I would say the most important is the accommodation that lets him move freely when he just can't be still. He would be punished constantly without it.”
- posted by adhdmomma
"My son is starting fourth grade, and has received services since he was an infant. He has ADHD, sensory processing disorder, PANDAS (a tic disorder), OCD and anxiety. He's taking Vyvanse and Tenex and he's doing great. His accommodations include using an Alphasmart for all extended writing tasks in the classroom and on standardized tests, and he has a ton of testing accommodations.

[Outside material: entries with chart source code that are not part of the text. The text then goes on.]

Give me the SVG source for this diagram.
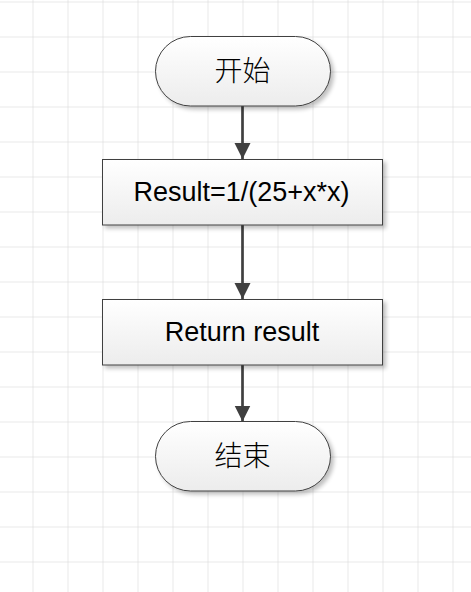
<svg xmlns="http://www.w3.org/2000/svg" width="471" height="592" viewBox="0 0 471 592">
<defs>
<pattern id="grid" x="32.5" y="1.5" width="35" height="35" patternUnits="userSpaceOnUse">
<path d="M0 0V35M0 0H35" fill="none" stroke="#d3d3d3" stroke-width="1"/>
</pattern>
<linearGradient id="fillg" x1="0" y1="0" x2="0" y2="1">
<stop offset="0" stop-color="#ffffff"/>
<stop offset="1" stop-color="#ececec"/>
</linearGradient>
<filter id="sh" x="-10%" y="-10%" width="130%" height="140%">
<feGaussianBlur in="SourceAlpha" stdDeviation="2"/>
<feOffset dx="3" dy="3" result="b"/>
<feComponentTransfer><feFuncA type="linear" slope="0.25"/></feComponentTransfer>
<feMerge><feMergeNode/><feMergeNode in="SourceGraphic"/></feMerge>
</filter>
<marker id="arr" viewBox="0 0 16 17" refX="16" refY="8" markerWidth="16" markerHeight="17" markerUnits="userSpaceOnUse" orient="auto">
<path d="M0 0L16 8L0 16Z" fill="#404040"/>
</marker>
<style>
.shape{fill:url(#fillg);stroke:#404040;stroke-width:1;filter:url(#sh)}
.lat{font-family:"Liberation Sans",Arial,sans-serif;font-size:27px;fill:#000;text-anchor:middle}
.cjk{font-family:"Noto Sans CJK SC","Noto Sans",sans-serif;font-size:28px;font-weight:300;fill:#000;text-anchor:middle}
.conn{stroke:#404040;stroke-width:2.7;fill:none;marker-end:url(#arr)}
</style>
</defs>
<rect width="471" height="592" fill="#fff"/>
<rect width="471" height="592" fill="url(#grid)"/>
<g id="connectors">
<line class="conn" x1="242.5" y1="106" x2="242.5" y2="159"/>
<line class="conn" x1="242.5" y1="225" x2="242.5" y2="299"/>
<line class="conn" x1="242.5" y1="365" x2="242.5" y2="421.5"/>
</g>
<g id="start">
<rect class="shape" x="155.5" y="36.5" width="175" height="69.5" rx="35" ry="34.75"/>
<text class="cjk" x="242.5" y="80.5">开始</text>
</g>
<g id="compute">
<rect class="shape" x="102.5" y="159.5" width="280" height="65.5"/>
<text class="lat" x="241.5" y="201">Result=1/(25+x*x)</text>
</g>
<g id="return">
<rect class="shape" x="102.5" y="299.5" width="280" height="65.5"/>
<text class="lat" x="242" y="341">Return result</text>
</g>
<g id="end">
<rect class="shape" x="155.5" y="421.5" width="175" height="69.5" rx="35" ry="34.75"/>
<text class="cjk" x="242.5" y="465.5">结束</text>
</g>
</svg>
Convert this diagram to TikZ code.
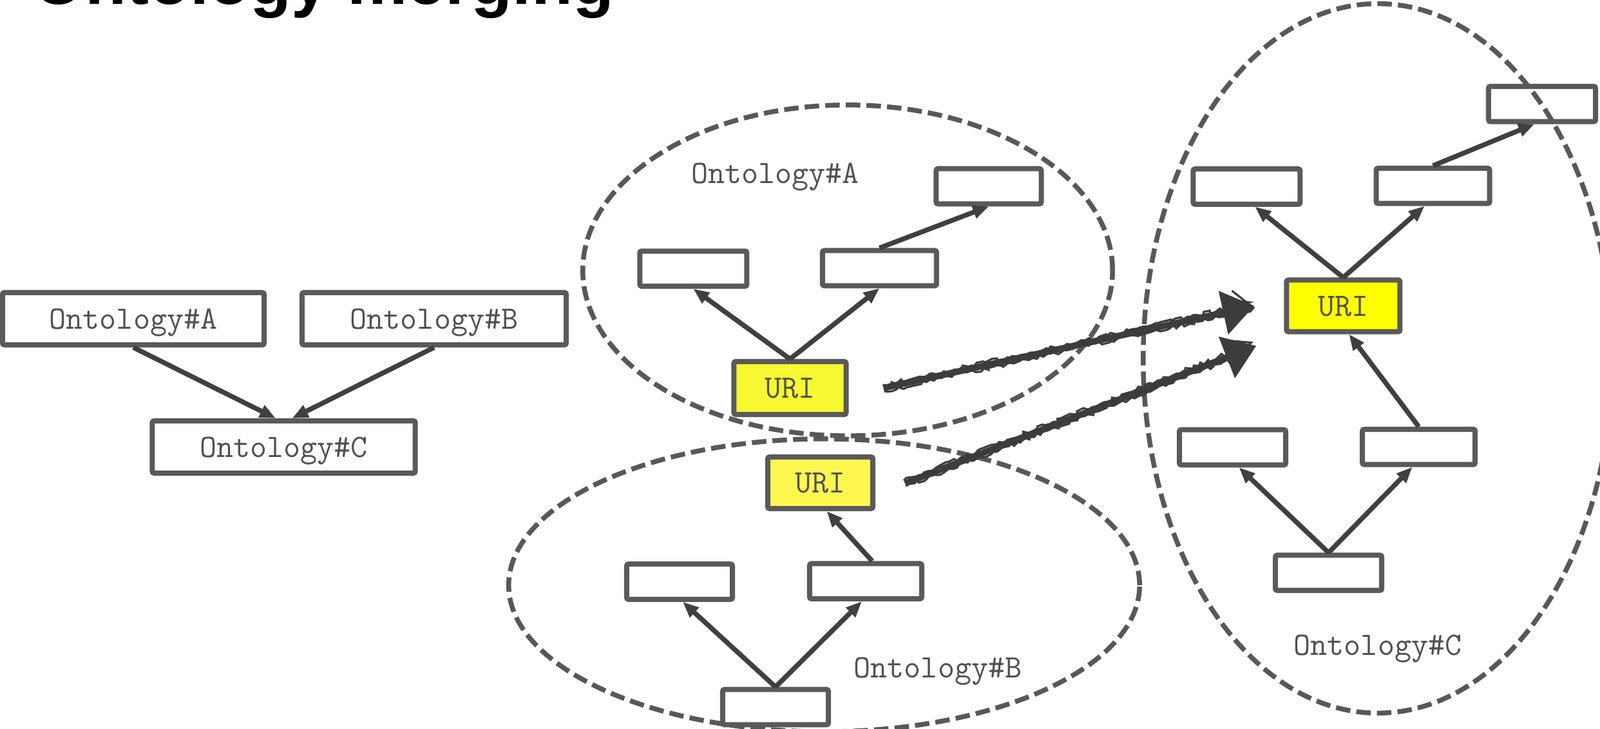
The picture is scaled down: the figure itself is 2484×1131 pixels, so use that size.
\documentclass[tikz,border=0pt]{standalone}
\usepackage{fontspec}
\newfontfamily\titlefont{Liberation Sans}
\usetikzlibrary{arrows.meta,calc,decorations.pathmorphing}
\definecolor{boxgray}{HTML}{5A5A5A}
\definecolor{linkgray}{HTML}{404040}
\definecolor{dashgray}{HTML}{585858}
\definecolor{txtgray}{HTML}{505050}
\definecolor{sketchc}{HTML}{3C3C3C}
\definecolor{yelA}{RGB}{247,247,50}
\definecolor{yelB}{RGB}{255,247,80}
\definecolor{yelC}{RGB}{255,255,0}
\newcommand{\lblfont}{\fontsize{14.4pt}{17pt}\selectfont\ttfamily\addfontfeatures{FakeBold=0.9}}
\begin{document}
\begin{tikzpicture}[x=0.01cm,y=-0.01cm,
  box/.style={draw=boxgray, line width=0.08cm, fill=white, inner sep=0pt, rounded corners=0.8pt,
    font=\lblfont, text=txtgray, text height=8.9pt, text depth=0pt},
  bigbox/.style={box, minimum height=0.81cm},
  smallbox/.style={box, minimum height=0.545cm},
  uribox/.style={box, minimum height=0.80cm},
  link/.style={draw=linkgray, line width=0.075cm, -{Triangle[length=7pt,width=5.6pt]}},
  oval/.style={draw=dashgray, line width=0.075cm, dash pattern=on 6.4pt off 2.7pt},
  olabel/.style={font=\lblfont, text=txtgray, anchor=base, inner sep=0pt},
  sketch/.style={draw=sketchc, line width=0.1cm, -{Triangle[length=14pt,width=19pt]}},
  rough/.style={draw=sketchc, line width=0.9pt, shorten >=13pt, decorate,
    decoration={random steps, segment length=1.6pt, amplitude=0.9pt}}
]
\useasboundingbox (0,0) rectangle (2484,1131);
\fill[white] (0,0) rectangle (2484,1131);
\clip (0,0) rectangle (2484,1131);

% title (cut off at the top, as in the reference)
\node[anchor=base west, inner sep=0pt, font={\titlefont\bfseries\fontsize{29.8pt}{32pt}\selectfont}] (title) at (50,7) {Ontology merging};

% left group
\node[bigbox, minimum width=4.06cm] (lA) at (207,494.5) {Ontology\#A};
\node[bigbox, minimum width=4.10cm] (lB) at (674,494.5) {Ontology\#B};
\node[bigbox, minimum width=4.08cm] (lC) at (440.6,693.5) {Ontology\#C};
\draw[link] (lA.south) -- ([xshift=-0.126cm]lC.north);
\draw[link] (lB.south) -- ([xshift=0.13cm]lC.north);

% group A
\node[smallbox, minimum width=1.63cm] (aR) at (1535,289) {};
\node[smallbox, minimum width=1.66cm] (aL) at (1076.4,416.8) {};
\node[smallbox, minimum width=1.77cm] (aM) at (1365.4,416) {};
\node[uribox, minimum width=1.74cm, minimum height=0.82cm, fill=yelA] (aU) at (1226.5,602) {URI};

% group B
\node[uribox, minimum width=1.63cm, fill=yelB] (bU) at (1273.5,749) {URI};
\node[smallbox, minimum width=1.64cm] (bL) at (1055,902.5) {};
\node[smallbox, minimum width=1.74cm] (bR) at (1344,901.7) {};
\node[smallbox, minimum width=1.64cm] (bD) at (1204,1097) {};

% group C
\node[uribox, minimum width=1.76cm, fill=yelC] (cU) at (2085.4,474.5) {URI};
\node[smallbox, minimum width=1.66cm] (cL) at (1935.4,289.5) {};
\node[smallbox, minimum width=1.76cm] (cR) at (2224.6,288.4) {};
\node[smallbox, minimum width=1.66cm] (cT) at (2394,161.3) {};
\node[smallbox, minimum width=1.65cm] (cLL) at (1913.6,694) {};
\node[smallbox, minimum width=1.75cm] (cLR) at (2202.6,693.3) {};
\node[smallbox, minimum width=1.65cm] (cD) at (2062.6,888.7) {};

% dashed ovals
\draw[oval] (1316,419.5) ellipse [x radius=4.11cm, y radius=2.565cm];
\draw[oval] (1279.5,908) ellipse [x radius=4.895cm, y radius=2.27cm];
\draw[oval] (2139,556) ellipse [x radius=3.64cm, y radius=5.5cm];

% oval labels
\node[olabel] (tA) at (1203.5,285) {Ontology\#A};
\node[olabel] (tB) at (1456,1051.7) {Ontology\#B};
\node[olabel] (tC) at (2139,1016.5) {Ontology\#C};

% links A
\draw[link] (aU.north) -- (aL.south);
\draw[link] (aU.north) -- (aM.south);
\draw[link] (aM.north) -- (aR.south);
% links B
\draw[link] ([xshift=0.1cm]bR.north) -- ([xshift=0.1cm]bU.south);
\draw[link] (bD.north) -- ([xshift=0.05cm]bL.south);
\draw[link] (bD.north) -- ([xshift=-0.06cm]bR.south);
% links C
\draw[link] (cU.north) -- ([xshift=0.13cm]cL.south);
\draw[link] (cU.north) -- ([xshift=-0.13cm]cR.south);
\draw[link] (cR.north) -- ([xshift=-0.12cm]cT.south);
\draw[link] (cD.north) -- ([xshift=0.1cm]cLL.south);
\draw[link] (cD.north) -- ([xshift=-0.1cm]cLR.south);
\draw[link] (cLR.north) -- ([xshift=0.09cm]cU.south);

% sketchy merge arrows
\coordinate (s1a) at ($(aU.east)+(54,0)$);
\coordinate (s1b) at ($(cU.west)+(-46,0)$);
\coordinate (s2a) at ($(bU.east)+(46,1)$);
\coordinate (s2b) at ($(cU.south west)+(-43,18)$);
\draw[sketch] (s1a) -- (s1b);
\draw[sketch] (s2a) -- (s2b);
\draw[rough] ($(s1a)!1.4pt!90:(s1b)$) -- ($(s1b)!1.4pt!-90:(s1a)$);
\draw[rough] ($(s1a)!1.4pt!-90:(s1b)$) -- ($(s1b)!1.4pt!90:(s1a)$);
\draw[rough] ($(s2a)!1.4pt!90:(s2b)$) -- ($(s2b)!1.4pt!-90:(s2a)$);
\draw[rough] ($(s2a)!1.4pt!-90:(s2b)$) -- ($(s2b)!1.4pt!90:(s2a)$);
\end{tikzpicture}
\end{document}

"I drafted my requests based on our state education department's testing accommodations manual and proposed them at my son's IEP review. They are: double time on tests longer than 20 minutes, with a 5 minute break per 20 minutes of testing; use of a visual timer set for 20-minute intervals; separate location for standardized tests; answers recorded in test booklets instead of answer sheets; use of on-task focusing prompts; use of word processors for extended writing tasks on tests; test directions and questions read aloud...and there are a few more. Best of all, he feels comfortable when he takes these tests, and he is doing very well, meeting grade level standards! His accommodations help him succeed in an inclusion class and we're hoping he will be able to mainstream to a general ed. class in the next few weeks -- with accommodations!”
- posted by gummie22
"My daughter and her class started preparing for the FCAT in first grade, though it did not count until third grade. (The FCAT is a Florida test that rates schools on how well they prepare students in reading and math.) I had my daughter's IEP include accommodations for a separate testing room with a proctor (and a few other students), along with extra time so she wasn't hurried. She scored one of the highest scores in third grade!"
- posted by chb123
"My son, who is entering fourth grade, has sensory integration dysfunction, ADHD symptoms, and high anxiety. He receives extended testing time with the option to take tests outside the normal classroom setting, and some tests are read to him. Tracking from the board is difficult, so his teachers must provide his board-work in written form. He has had an IEP since preschool, and this year we are adding the option for him to learn typing, since his motor delays make writing difficult.
- posted by vanstac
"My third grade daughter was diagnosed with ADHD last year. Spelling is a huge struggle for her, and she always feels rushed during spelling tests. For her IEP, she takes her spelling test in a separate classroom with an FM system, so she is not rushed and can focus."
- posted by JLHoover
"My second grade son has ADHD with distractibility. He is not normally hyper, so his case sometimes confuses teachers. He also has dyslexia. In his IEP, they have provided him with special assistance. If they are having a math test, they will cut the paper in half and allow him to do only half and get them correct, rather than being overwhelmed at the whole page and just writing down any number and getting them all wrong. They are also reading his tests and papers to him so he will be able to keep up with learning to read."
- posted by overitnow5
"Homework is a stressful time for our family. My fourth grade son takes medication during the school day. We are working with his doctor to add an afternoon dose to help during homework time, when my son is tired and distracted. He often knows the answers, but can't focus to write them down. I write his answers down for him. I had this added to his IEP. After all, we're trying to see if he knows the material, not if he knows how to write."
- posted by Brando88
Other At-Home Solution
"I am just getting started. My son will be in first grade and I am waiting for a meeting date with his teacher and school psychologist to set up accommodations. I will also be requesting an IEP evaluation. I am hoping the teacher will agree to a daily behavior sheet -- it's best for me to know what's going on, on a daily basis. My tip for living well: I have made laminated morning and bedtime routine charts that can be checked off with a dry erase marker. The morning routine is on the kitchen fridge and the bedtime routine is in the hall between the bathroom and my son's bedroom."